What Women in Tech are Wearing
In the tech industry, the emphasis is usually what you deliver as a person. This can make the fashion for work a minefield for women. This mindset changes what people consider a professional outfit. Since women only make up 25% of the tech industry, some are using it to their advantage. After all, if you’re going to stand out anyway, why not lean into it? Exaggerated proportions, unapologetically large earrings, and sleek pantsuits in any color are a way of refusing to blend into the background. This is in direct opposition to the industry stereotype that if you look like you care, you’re focusing on the wrong things.
There have now evolved to be two stereotypes of women in fashion, which historically shows women either blending in with the other software designers or standing out. Satirized by the HBO show “Silicon Valley”, it was either women in cotton sweatpants, dark slim pants, and washable Rothy’s flats or the opposite extreme of women in bright designer outfits or sleek power dresses. After all, Whitney Wolfe Herd, the founder of Bumble, became the world’s youngest self-made female billionaire when she took the company public in February and she was wearing a pineapple-colored suit on loan from Stella McCartney and yellow Manolo Blahniks.
While plenty of women shy away from dressing fashionably while working in the tech industry, there is a subsection of those who believe that you should look as pulled together as you are. Just because you can put an outfit together doesn’t mean you’re not a thought leader. Standing out takes courage, but it’s far better to directly imitate them. Elizabeth Holmes, the founder of Theranos, was openly mocked for her love of black turtlenecks, a kind of Steve Jobs cosplay, long before the company collapsed.
Many women, as evidenced in this Medium article, have expressed that they fall into a uniform of some kind that works for them. Answers range from occasionally wearing heels to jeans, sneakers, and a camisole with a long-sleeved shirt over it. Jeans and stylish top appears to be the rule of the day, depending on where you work.
No flip-flops. No matter how casual any environment is, absolutely no one wants to hear you walking around all day. This is just basic consideration for everyone else.
Men: Choose more formal sneakers or simple tie shoes. Some go with suede, but you see how anyone near water, rain, or temperamental weather would think twice. Leather will work. The more flexible your company’s dress code, the more you can show off your financial success with your bad boy shoes. Sneakers can be truly wild colors and combos, but keep them clean.
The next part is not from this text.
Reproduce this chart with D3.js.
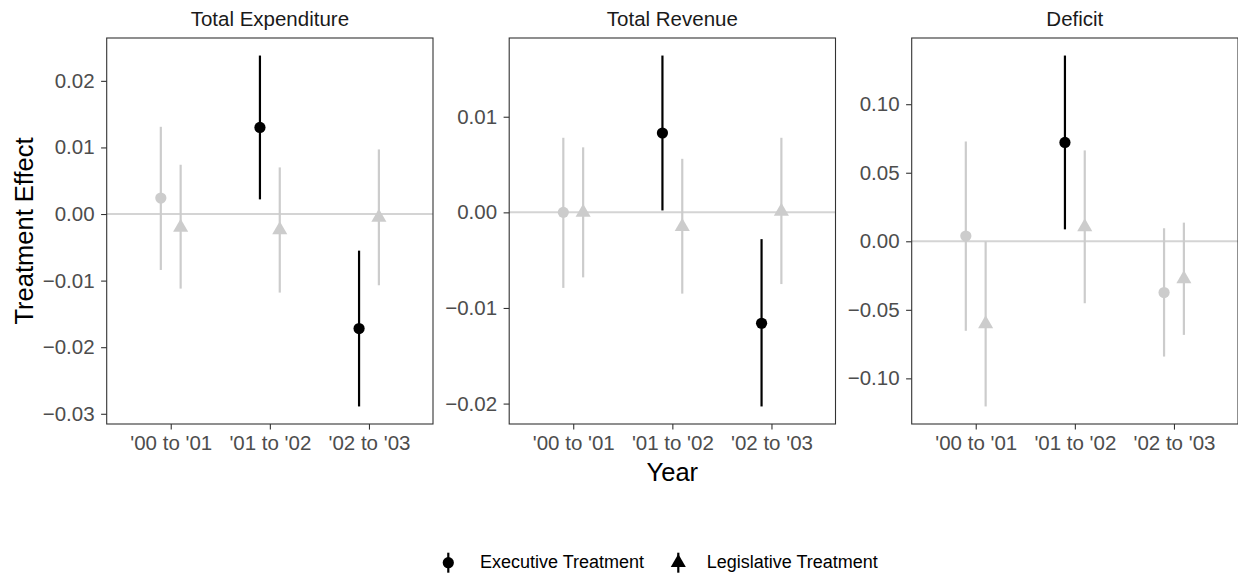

Women: flats (open-toed for warmer weather, flat boots for cooler weather, leather or imitation in bold colors), more formal sneakers. Wedges or heels for those who prefer some height. Choose colors you enjoy, as it’s the silhouette that ultimately matters.
Obviously, your outerwear is based on both your climate and your culture. The men of Seattle and Silicon Valley are both known for their obsession with Patagonia fleece vests. Check out Business Insider’s Why Silicon Valley Loves Fleece Vests for how this happened.
All New Yorkers love a slim-lined black coat, that’s tailored with ease of casual wear, like a classic overcoat or trench coat. Black coats show a traditional piece without losing the overall effect of being sophisticated and chic while still “casually thrown on”. Camel coats are an excellent alternative if you can’t handle any more black.
Whatever you choose, make sure it fits where you are and the aesthetic you’re going for. When in doubt, choose a classic style over anything trendy.
Perfume, Cologne: No. Some people are allergic to those, so wear either with great restraint or not at all. Consider how close people are going to get to you before applying.
Men: Messenger bag.
Women: Crossbody purse or messenger bag.
Both are efficient and free your hands for any last-minute texting or phone calls.
Men: not much, if any.
Women: The style can be either bold or minimal.
Wristwear: Timex, Pebble, Fitbit, or Apple watches are all acceptable. Knockoffs will be noticed. Better to go without than with a knockoff.
Glasses: Warby Parker. Excellent imitations acceptable.
All About Function
The known Silicon Valley fashion of Patagonia vests and sneakers came out of function over formality. What you wear should work for your situation: the work environment, the weather, your budget, and your comfort. In the end, ideally, your work will speak for itself, not your clothes.